METHOD OF CONSTRUCTION

Snow skis produced according to this invention can be made by thermopressing all of the elements shown in FIGS. 2 and 3 in a mold. Each of the individual elements is formed to the desired shape and then positioned within the mold in the order shown in FIGS. 2 and 3. When using glass reinforced sheets of an acrylonitrile-styrene copolymer to form the sidewalls of the shell, a melamine-formaldehyde decorative plastic top sheet, and high-density polyethylene as the running surface, it is necessary to pretreat, precoat or dope the bonding surfaces of the polyethylene running surface and the decorative top sheet with a suitable adhesive (e.g., by heating P-Tex and coating it with a suitable adhesive while hot).

Although the temperature and pressure of thermopressing can vary considerably, it is normally convenient to use temperatures of 250.degree.-550.degree. F. (e.g., 300.degree.-400.degree. F.) at elevated pressures (e.g., 50-500 p.s.i.g.). The time of thermopressing will vary with the plastics used, temperature and pressure. We have made skis by heating the necessary ski forming elements in a box mold under a molding pressure of about 100 p.s.i.g. to a desired molding or encapsulating temperature (e.g., 350.degree.
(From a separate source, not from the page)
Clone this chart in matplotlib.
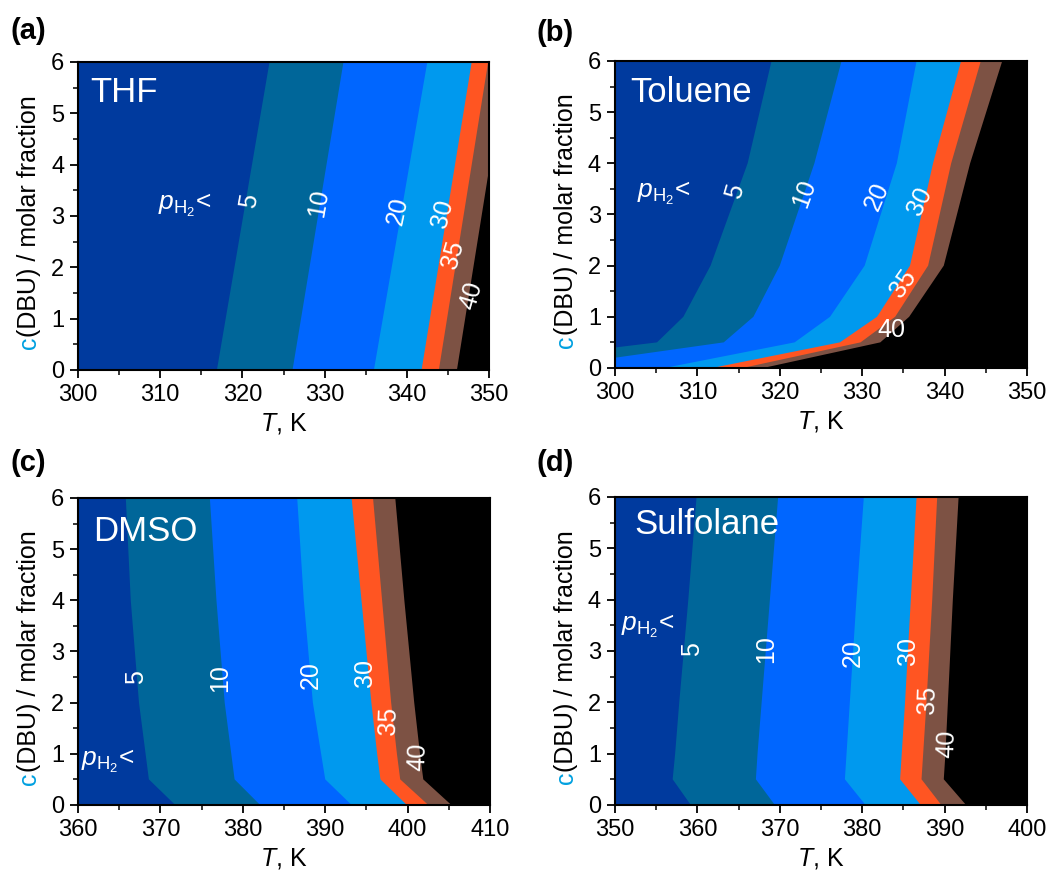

F.) and then water cooling the mold in a total time of about 10 minutes.

The channel groove in the center of running surface 3 can be pressed or molded into the plastic as the ski is formed and does not need to be machined in.

The toe end of the ski 1 can be sealed or encapsulated by either: (a) continuing the sidewalls 8 and 9 around the tip or toe; or by having the sidewalls taper down to a point short of the toe or tip of ski 1, allowing the top and bottom sheets 6 and 11 to extend forward beyond the fore end of core 7 and fusibly bonding top and bottom sheets 6 and 11 to each other. Similar techniques can be used to finish off the heel of the ski (e.g., an end or crosspiece of reinforced thermoplastic can be fusibly bonded to elements 6, 8, 9 and 11).

Advantages of the present skis include: strength and durability; ease of construction; the ski has a memory of its own; it can be completely sealed or encapsulated; and nose and tail inserts can be eliminated. Flexibility can be controlled by adding extra layers or partial layers of reinforced thermoplastic.

Claims

What is claimed is:

1. In a plastic snow ski, the improvement which comprises a lightweight, plastic foam core within a plastic shell encapsulating said core, said shell being formed in situ by thermopressing said shell in a mold to bond together separate sheets of rigid or semirigid thermoplastic.

2. Snow skis of claim 1 wherein said thermoplastic sheets are of glass fiber reinforced copolymer of styrene and acrylonitrile.

3. Snow skis of claim 2 wherein said core is polyurethane foam reinforced with glass fibers and filled with glass bubbles, and having a bulk density of less than 10 pounds per cubic foot.